Dank der Bemühungen des Roten Kreuzes konnten die Negt-Kinder schließlich nach Deutschland zu ihren Eltern und Geschwistern ausreisen. »Ich habe in meinem Leben viel Glück gehabt«, urteilt der Autor. Die Familie lebte ab dem Sommer 1947 in der Sowjetischen Besatzungszone in der Nähe von Berlin auf einem durch die Bodenreform geschaffenen Neubauernhof. Der Vater fand sich aber nicht mit der Vereinigung von SPD und KPD zur SED ab und floh 1951 mit der Familie über Westberlin nach Niedersachsen. Das Bildungswesen in der sowjetischen Zone bzw. dann in der DDR enttäuschte Oskar Negt: »Nichts, was hier über Marx und Lenin vermittelt wurde, ist mir haften geblieben«, stellt er heute fest. Erst mit dem 1955 bestandenen Abitur im Westen endeten für Negt endgültig zehn Jahre Flüchtlingsleben.

Mit der Lektüre von Marx‘ Frühschriften dank Siegfried Landshuts Edition von 1953 habe seine Auseinandersetzung mit dem Sozialismus begonnen, bekennt der Autobiograf.
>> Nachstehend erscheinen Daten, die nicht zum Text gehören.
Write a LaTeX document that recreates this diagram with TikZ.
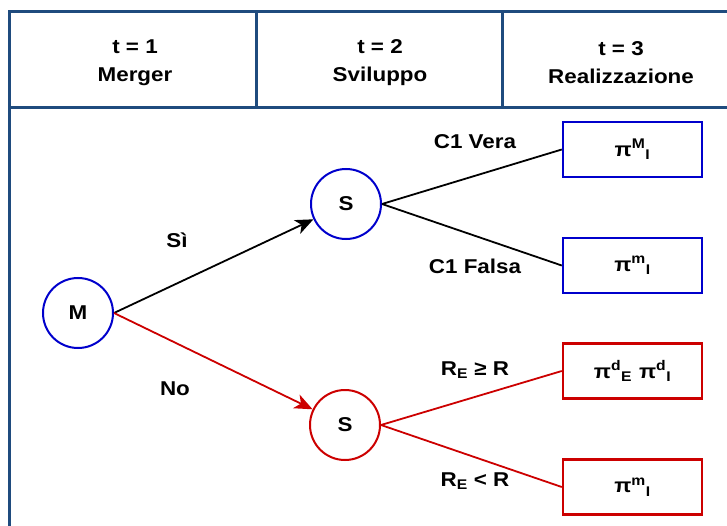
\documentclass[tikz,border=0pt]{standalone}
\usepackage{fontspec}
\setmainfont[FakeStretch=1.12]{Liberation Sans}
\usetikzlibrary{arrows.meta}
\definecolor{framenavy}{HTML}{1F4B7E}
\definecolor{nodeblue}{HTML}{0000CC}
\definecolor{nodered}{HTML}{CC0000}

\begin{document}
\begin{tikzpicture}[x=1pt, y=-1pt,
    every node/.style={font=\fontsize{20}{24}\selectfont\bfseries},
    frame/.style={line width=3pt, framenavy},
    head/.style={align=center, font=\fontsize{20}{28}\selectfont\bfseries},
    state/.style={circle, draw, line width=2pt, minimum size=70pt, inner sep=0pt},
    payoff/.style={rectangle, draw, line width=2.5pt, minimum width=139pt,
                   minimum height=55pt, inner sep=0pt, text=black},
    branch/.style={line width=1.8pt},
    arr/.style={branch, -{Stealth[length=18pt, width=15pt, inset=5pt]}},
  ]

  \def\leftx{9}      % left edge of the frame
  \def\topy{12}      % top edge of the header
  \def\heady{107.5}  % header / body separator
  \def\boxx{632.5}   % column of the payoff boxes

  \useasboundingbox (0,0) rectangle (727,526);
  \clip (0,0) rectangle (727,526);

  % --- frame and header ---
  \draw[frame] (\leftx,\topy) rectangle (760,560);
  \draw[frame] (\leftx,\heady) -- (760,\heady);
  \draw[frame] (256,\topy) -- (256,\heady);
  \draw[frame] (502,\topy) -- (502,\heady);
  \node[head] (h1) at (135,63) {t = 1\\Merger};
  \node[head] (h2) at (380,63) {t = 2\\Sviluppo};
  \node[head] (h3) at (621,63) {t = 3\\Realizzazione};

  % --- decision nodes ---
  \node[state, draw=nodeblue] (m)  at (78,313)  {M};
  \node[state, draw=nodeblue] (s1) at (346,204) {S};
  \node[state, draw=nodered]  (s2) at (345,425) {S};

  % --- payoffs ---
  \node[payoff, draw=nodeblue] (p1) at (\boxx,149.5) {π\textsuperscript{M}\textsubscript{I}};
  \node[payoff, draw=nodeblue] (p2) at (\boxx,265.5) {π\textsuperscript{m}\textsubscript{I}};
  \node[payoff, draw=nodered]  (p3) at (\boxx,371)
    {π\textsuperscript{d}\textsubscript{E}\hspace{7pt}π\textsuperscript{d}\textsubscript{I}};
  \node[payoff, draw=nodered]  (p4) at (\boxx,487) {π\textsuperscript{m}\textsubscript{I}};

  % --- branches ---
  \draw[arr] (m.east) -- (s1);
  \draw[arr, nodered] (m.east) -- (s2);
  \draw[branch] (s1.east) -- (p1.west);
  \draw[branch] (s1.east) -- (p2.west);
  \draw[branch, nodered] (s2.east) -- (p3.west);
  \draw[branch, nodered] (s2.east) -- (p4.west);

  % --- branch labels ---
  \node (yes) at (177,240) {Sì};
  \node (no)  at (175,389) {No};
  \node (c1t) at (475,142) {C1 Vera};
  \node (c1f) at (475,266) {C1 Falsa};
  \node (rge) at (475,370) {R\textsubscript{E} ≥ R};
  \node (rlt) at (475,481) {R\textsubscript{E} < R};

\end{tikzpicture}
\end{document}
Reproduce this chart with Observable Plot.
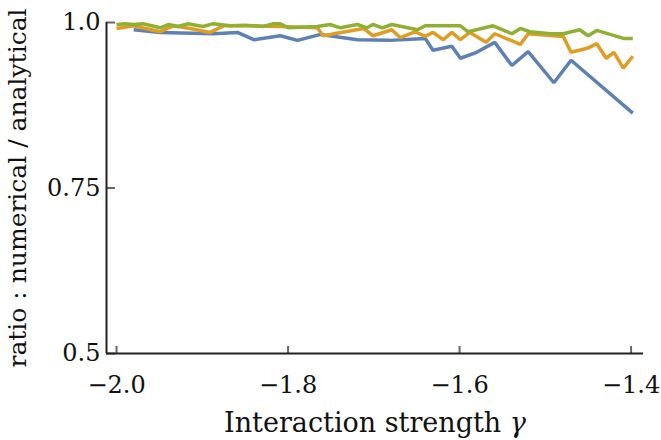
<!DOCTYPE html>
<html><head><meta charset="utf-8">
<script src="https://cdn.jsdelivr.net/npm/d3@7"></script>
<script src="https://cdn.jsdelivr.net/npm/@observablehq/plot@0.6"></script>
<style>body{margin:0;background:#fff}</style>
</head><body><div id="chart"></div>
<script>
const xTicks = [-2.0, -1.8, -1.6, -1.4];
const yTicks = [0.5, 0.75, 1.0];
const xDomain = [-2.0117, -1.3855];
const yDomain = [0.5, 1.0];
const seriesNames = ["series A", "series B", "series C"];
const seriesColors = ["#5E81B5", "#E19C24", "#8FB032"];

const xBlue = [-1.980,-1.949,-1.887,-1.859,-1.840,-1.809,-1.789,-1.762,-1.719,-1.681,-1.640,-1.631,-1.609,-1.599,-1.580,-1.559,-1.539,-1.520,-1.490,-1.470,-1.398];
const yBlue = [0.989,0.985,0.983,0.985,0.974,0.980,0.973,0.982,0.974,0.973,0.976,0.958,0.964,0.946,0.955,0.970,0.935,0.956,0.909,0.943,0.863];

const xOrange = [-2.000,-1.980,-1.949,-1.934,-1.914,-1.891,-1.875,-1.850,-1.809,-1.766,-1.759,-1.712,-1.701,-1.679,-1.669,-1.652,-1.640,-1.631,-1.619,-1.609,-1.599,-1.588,-1.569,-1.559,-1.529,-1.520,-1.479,-1.470,-1.451,-1.440,-1.429,-1.420,-1.409,-1.398];
const yOrange = [0.991,0.995,0.986,0.995,0.991,0.985,0.995,0.995,0.994,0.992,0.980,0.991,0.980,0.989,0.977,0.986,0.979,0.985,0.974,0.985,0.974,0.985,0.970,0.983,0.967,0.983,0.979,0.955,0.961,0.968,0.946,0.955,0.931,0.949];

const xGreen = [-2.000,-1.990,-1.980,-1.969,-1.949,-1.939,-1.929,-1.917,-1.899,-1.888,-1.867,-1.850,-1.829,-1.818,-1.809,-1.800,-1.766,-1.751,-1.739,-1.719,-1.708,-1.701,-1.690,-1.679,-1.649,-1.640,-1.599,-1.590,-1.561,-1.539,-1.529,-1.518,-1.494,-1.479,-1.460,-1.450,-1.440,-1.409,-1.398];
const yGreen = [0.997,0.998,0.997,0.998,0.992,0.997,0.994,0.998,0.994,0.998,0.995,0.996,0.994,0.998,0.998,0.992,0.994,0.997,0.992,0.997,0.992,0.997,0.992,0.997,0.989,0.995,0.995,0.986,0.995,0.983,0.991,0.986,0.983,0.983,0.989,0.980,0.988,0.976,0.976];

const data = [
  ...xBlue.map((x, i) => ({x, y: yBlue[i], s: seriesNames[0]})),
  ...xOrange.map((x, i) => ({x, y: yOrange[i], s: seriesNames[1]})),
  ...xGreen.map((x, i) => ({x, y: yGreen[i], s: seriesNames[2]}))
];

const W = 661, H = 440, mL = 106, mR = 18, mT = 22, mB = 87;
const plotW = W - mL - mR, plotH = H - mT - mB;
const fmtX = d => (d < 0 ? "\u2212" : "") + Math.abs(d).toFixed(1);
const fmtY = d => d === 0.75 ? "0.75" : d.toFixed(1);
const xLabel = "Interaction strength γ";
const yLabel = "ratio : numerical / analytical";

const chart = Plot.plot({
  width: W, height: H,
  marginLeft: mL, marginRight: mR, marginTop: mT, marginBottom: mB,
  style: {fontFamily: "'DejaVu Serif', serif", fontSize: "24px", background: "#fff", overflow: "visible", color: "#111"},
  x: {domain: xDomain},
  y: {domain: yDomain},
  color: {type: "ordinal", domain: seriesNames, range: seriesColors},
  marks: [
    Plot.ruleX(xTicks, {stroke: "#666", strokeWidth: 2, insetTop: plotH - 7}),
    Plot.ruleY(yTicks, {stroke: "#666", strokeWidth: 2, insetRight: plotW - 9}),
    Plot.line(data, {x: "x", y: "y", z: "s", stroke: "s", strokeWidth: 3.5, strokeLinejoin: "miter", strokeLinecap: "butt"}),
    Plot.ruleY([yDomain[0]], {stroke: "#222", strokeWidth: 2}),
    Plot.ruleX([xDomain[0]], {stroke: "#222", strokeWidth: 2}),
    Plot.axisX({ticks: xTicks, tickFormat: fmtX, tickSize: 0, tickPadding: 22,
      label: xLabel, labelArrow: "none", labelAnchor: "center", labelOffset: 78}),
    Plot.axisY({ticks: yTicks, tickFormat: fmtY, tickSize: 0, tickPadding: 6,
      label: yLabel, labelArrow: "none", labelAnchor: "center", labelOffset: 98})
  ]
});
document.getElementById("chart").append(chart);
d3.select(chart).selectAll("text").each(function() {
  const t = this.textContent.trim();
  if (t === xLabel) {
    d3.select(this).style("font-size", "27px");
    this.innerHTML = 'Interaction strength <tspan font-style="italic">γ</tspan>';
  } else if (t === yLabel) {
    d3.select(this).style("font-size", "25px");
  }
});
</script>
</body></html>
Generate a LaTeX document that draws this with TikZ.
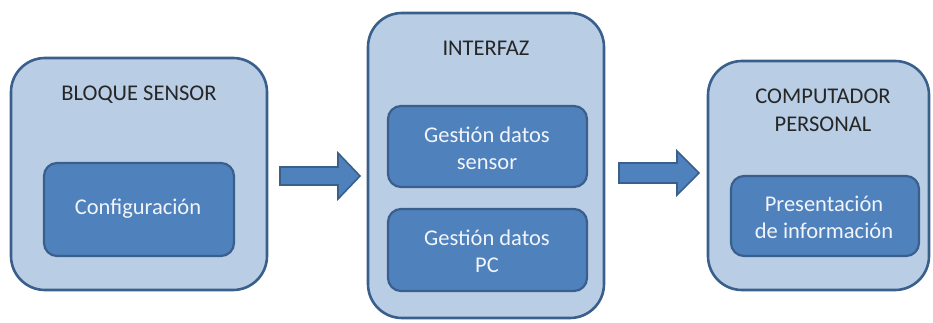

Sie führte ihn nach einem verunglückten Versuch in Göttingen nach Frankfurt am Main. Damit endet leider die Spurensuche des Oskar Negts. Der Leser wäre seinem Lebensweg gern noch weiter gefolgt.

Oskar Negt: Überlebensglück. Eine autobiographische Spurensuche. Steidl Verlag. 319 S., geb., 24 €.